Look for the string "chart" in every line, and copy each line that has it.

** RECORDS SUPPLIED **
* START *

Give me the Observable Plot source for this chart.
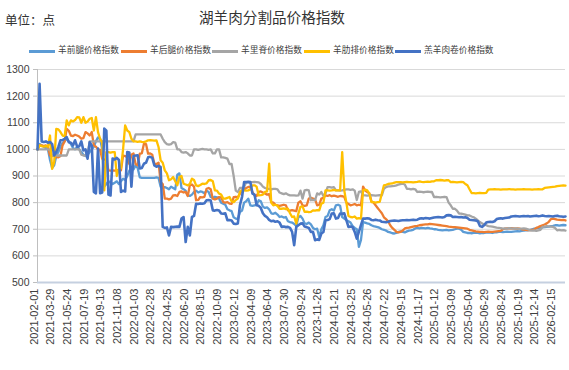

* END *
* START *

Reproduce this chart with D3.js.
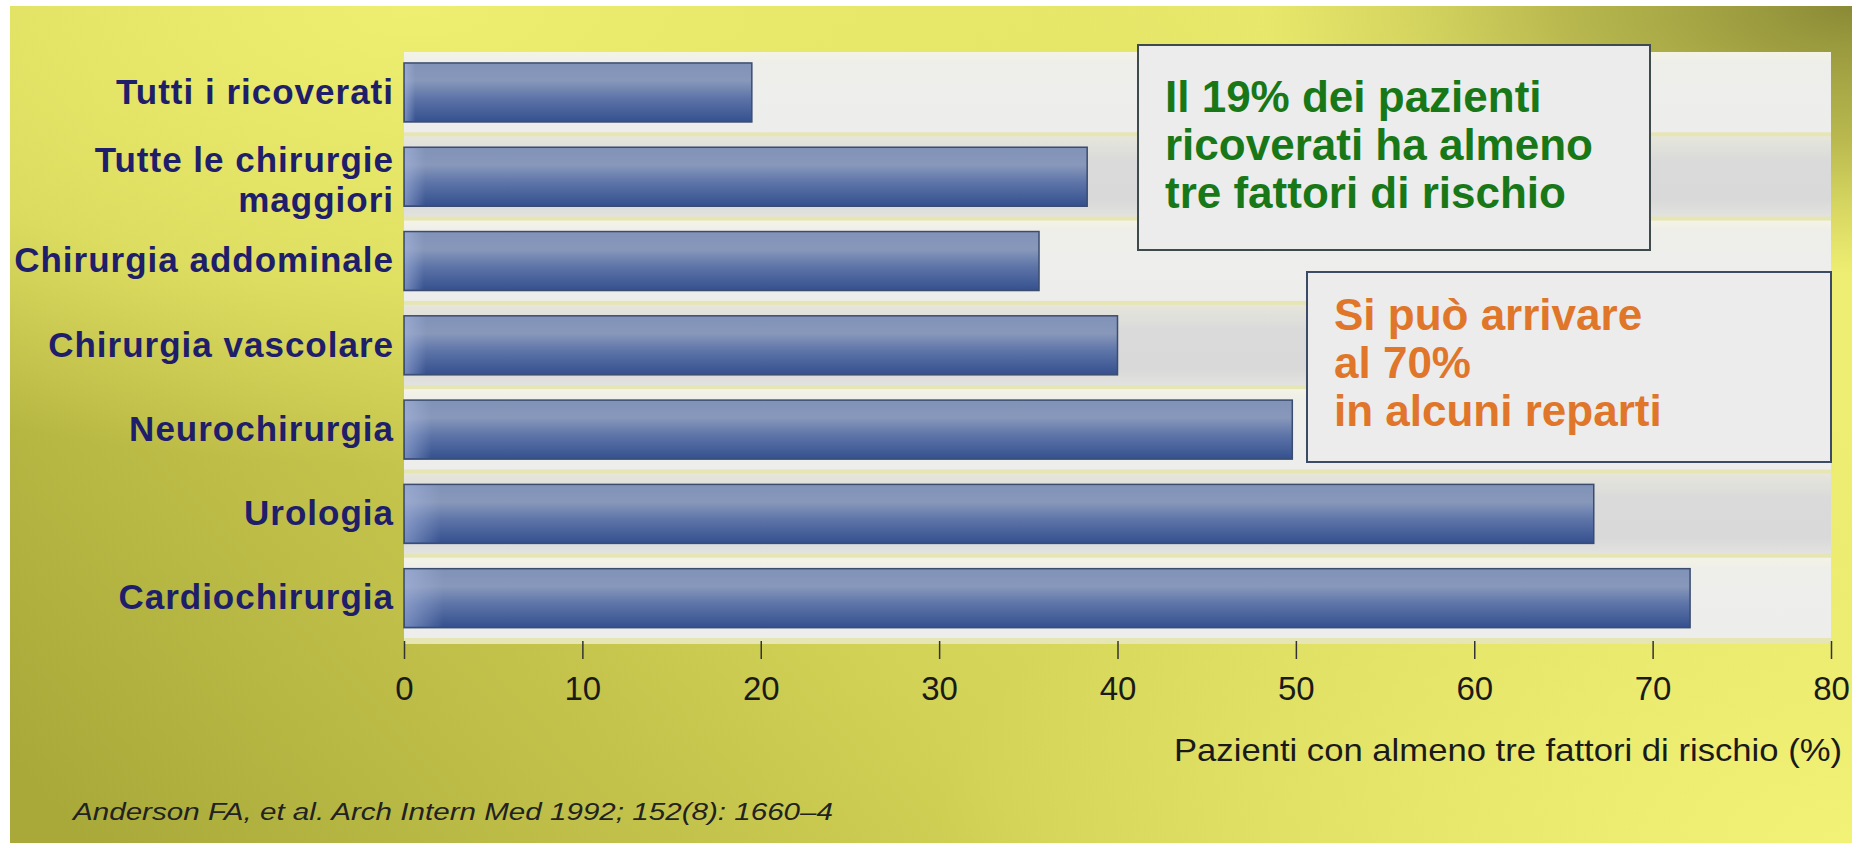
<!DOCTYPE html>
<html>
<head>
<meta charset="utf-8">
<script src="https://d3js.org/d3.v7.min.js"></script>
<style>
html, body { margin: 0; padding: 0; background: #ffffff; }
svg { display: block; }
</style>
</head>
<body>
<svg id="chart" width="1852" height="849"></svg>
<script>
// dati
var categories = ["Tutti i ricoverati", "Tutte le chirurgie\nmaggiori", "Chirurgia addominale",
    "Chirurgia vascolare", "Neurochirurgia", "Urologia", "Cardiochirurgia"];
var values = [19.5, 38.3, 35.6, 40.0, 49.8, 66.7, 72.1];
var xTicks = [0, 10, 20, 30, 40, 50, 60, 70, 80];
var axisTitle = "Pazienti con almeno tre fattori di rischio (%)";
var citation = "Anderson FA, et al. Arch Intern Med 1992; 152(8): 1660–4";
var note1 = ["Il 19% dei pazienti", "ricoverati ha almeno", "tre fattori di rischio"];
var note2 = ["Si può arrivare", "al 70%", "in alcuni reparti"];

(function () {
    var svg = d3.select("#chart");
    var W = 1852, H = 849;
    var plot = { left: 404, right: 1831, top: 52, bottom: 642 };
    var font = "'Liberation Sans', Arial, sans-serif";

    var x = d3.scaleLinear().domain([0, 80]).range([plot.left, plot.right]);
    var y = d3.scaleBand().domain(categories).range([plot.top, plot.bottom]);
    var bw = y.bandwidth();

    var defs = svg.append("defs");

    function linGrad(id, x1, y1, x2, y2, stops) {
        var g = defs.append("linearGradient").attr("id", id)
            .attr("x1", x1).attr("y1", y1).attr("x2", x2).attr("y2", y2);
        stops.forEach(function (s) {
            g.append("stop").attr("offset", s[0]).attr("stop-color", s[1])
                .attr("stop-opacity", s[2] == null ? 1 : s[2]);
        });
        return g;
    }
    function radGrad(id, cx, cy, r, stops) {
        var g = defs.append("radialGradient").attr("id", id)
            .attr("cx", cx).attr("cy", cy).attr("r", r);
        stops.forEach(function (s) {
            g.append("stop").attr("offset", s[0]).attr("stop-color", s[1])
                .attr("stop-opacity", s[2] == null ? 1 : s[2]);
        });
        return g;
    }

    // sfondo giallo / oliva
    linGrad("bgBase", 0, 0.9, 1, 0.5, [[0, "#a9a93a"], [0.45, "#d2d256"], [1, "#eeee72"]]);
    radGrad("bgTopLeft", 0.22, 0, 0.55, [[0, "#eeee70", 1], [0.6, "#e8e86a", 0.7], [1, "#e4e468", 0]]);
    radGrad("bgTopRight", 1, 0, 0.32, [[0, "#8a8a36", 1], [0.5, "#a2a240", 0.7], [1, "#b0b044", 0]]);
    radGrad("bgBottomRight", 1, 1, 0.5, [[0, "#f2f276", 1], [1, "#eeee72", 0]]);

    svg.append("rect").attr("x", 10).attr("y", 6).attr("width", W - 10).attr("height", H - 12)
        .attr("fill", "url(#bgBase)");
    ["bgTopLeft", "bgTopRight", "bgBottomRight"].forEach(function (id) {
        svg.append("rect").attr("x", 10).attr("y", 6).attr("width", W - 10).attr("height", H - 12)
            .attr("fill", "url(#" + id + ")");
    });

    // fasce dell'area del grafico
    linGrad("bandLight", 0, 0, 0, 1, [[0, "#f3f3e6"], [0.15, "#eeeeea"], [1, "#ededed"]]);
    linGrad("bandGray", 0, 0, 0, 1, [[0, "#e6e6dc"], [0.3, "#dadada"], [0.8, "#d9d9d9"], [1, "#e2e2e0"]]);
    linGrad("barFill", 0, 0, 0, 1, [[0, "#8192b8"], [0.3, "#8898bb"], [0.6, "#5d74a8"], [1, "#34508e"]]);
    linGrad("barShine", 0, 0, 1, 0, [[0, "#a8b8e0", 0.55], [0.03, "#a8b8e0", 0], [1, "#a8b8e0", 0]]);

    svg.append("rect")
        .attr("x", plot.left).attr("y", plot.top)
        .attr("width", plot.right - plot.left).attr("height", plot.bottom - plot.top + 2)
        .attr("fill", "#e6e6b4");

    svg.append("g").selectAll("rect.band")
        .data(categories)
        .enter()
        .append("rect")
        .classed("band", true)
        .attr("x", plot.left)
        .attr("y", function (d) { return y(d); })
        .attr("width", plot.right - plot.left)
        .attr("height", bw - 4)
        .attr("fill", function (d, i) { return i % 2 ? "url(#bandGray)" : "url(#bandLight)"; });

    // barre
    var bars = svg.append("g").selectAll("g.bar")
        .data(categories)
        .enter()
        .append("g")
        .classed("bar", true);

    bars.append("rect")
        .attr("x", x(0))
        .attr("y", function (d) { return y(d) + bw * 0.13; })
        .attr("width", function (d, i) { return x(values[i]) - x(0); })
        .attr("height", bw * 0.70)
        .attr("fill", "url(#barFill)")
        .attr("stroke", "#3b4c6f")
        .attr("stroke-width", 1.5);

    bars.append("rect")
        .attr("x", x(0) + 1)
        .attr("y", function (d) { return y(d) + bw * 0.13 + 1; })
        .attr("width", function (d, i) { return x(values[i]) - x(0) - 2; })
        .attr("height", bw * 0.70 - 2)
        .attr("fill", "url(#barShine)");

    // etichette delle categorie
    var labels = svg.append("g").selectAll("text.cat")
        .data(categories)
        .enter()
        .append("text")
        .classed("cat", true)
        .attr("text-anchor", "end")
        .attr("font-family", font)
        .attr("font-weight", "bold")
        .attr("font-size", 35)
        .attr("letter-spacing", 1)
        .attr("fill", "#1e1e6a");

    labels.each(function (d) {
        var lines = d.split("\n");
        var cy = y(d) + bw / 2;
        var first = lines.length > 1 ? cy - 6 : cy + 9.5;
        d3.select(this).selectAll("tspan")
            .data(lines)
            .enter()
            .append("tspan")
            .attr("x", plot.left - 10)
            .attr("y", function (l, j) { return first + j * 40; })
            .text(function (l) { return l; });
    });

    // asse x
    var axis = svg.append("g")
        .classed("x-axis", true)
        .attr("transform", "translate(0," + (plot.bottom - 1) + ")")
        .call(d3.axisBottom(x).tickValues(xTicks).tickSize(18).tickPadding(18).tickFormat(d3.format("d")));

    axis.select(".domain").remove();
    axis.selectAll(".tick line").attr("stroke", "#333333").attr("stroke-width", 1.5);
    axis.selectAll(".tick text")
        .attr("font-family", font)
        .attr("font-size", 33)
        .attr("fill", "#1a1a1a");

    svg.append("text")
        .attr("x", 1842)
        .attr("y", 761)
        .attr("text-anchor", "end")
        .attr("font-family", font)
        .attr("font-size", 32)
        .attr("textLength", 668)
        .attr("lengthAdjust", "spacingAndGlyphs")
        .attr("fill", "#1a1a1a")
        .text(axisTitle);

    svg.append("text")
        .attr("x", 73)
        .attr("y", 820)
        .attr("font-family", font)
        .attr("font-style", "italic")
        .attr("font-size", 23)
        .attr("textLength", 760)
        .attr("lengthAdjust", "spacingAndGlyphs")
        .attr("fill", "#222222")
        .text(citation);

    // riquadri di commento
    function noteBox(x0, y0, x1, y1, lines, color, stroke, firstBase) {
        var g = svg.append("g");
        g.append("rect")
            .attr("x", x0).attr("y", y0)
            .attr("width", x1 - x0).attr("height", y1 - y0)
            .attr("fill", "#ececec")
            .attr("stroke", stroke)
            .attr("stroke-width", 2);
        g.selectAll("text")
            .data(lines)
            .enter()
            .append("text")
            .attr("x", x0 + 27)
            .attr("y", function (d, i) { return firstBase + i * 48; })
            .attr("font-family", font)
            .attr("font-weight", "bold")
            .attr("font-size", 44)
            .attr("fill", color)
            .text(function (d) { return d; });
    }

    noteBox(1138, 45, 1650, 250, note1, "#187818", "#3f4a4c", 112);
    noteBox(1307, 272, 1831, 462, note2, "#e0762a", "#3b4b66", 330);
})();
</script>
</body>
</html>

* END *

** REPLY **
Give me the Observable Plot source for this chart.
Reproduce this chart with D3.js.
<svg id="chart" width="1852" height="849"></svg>
    var svg = d3.select("#chart");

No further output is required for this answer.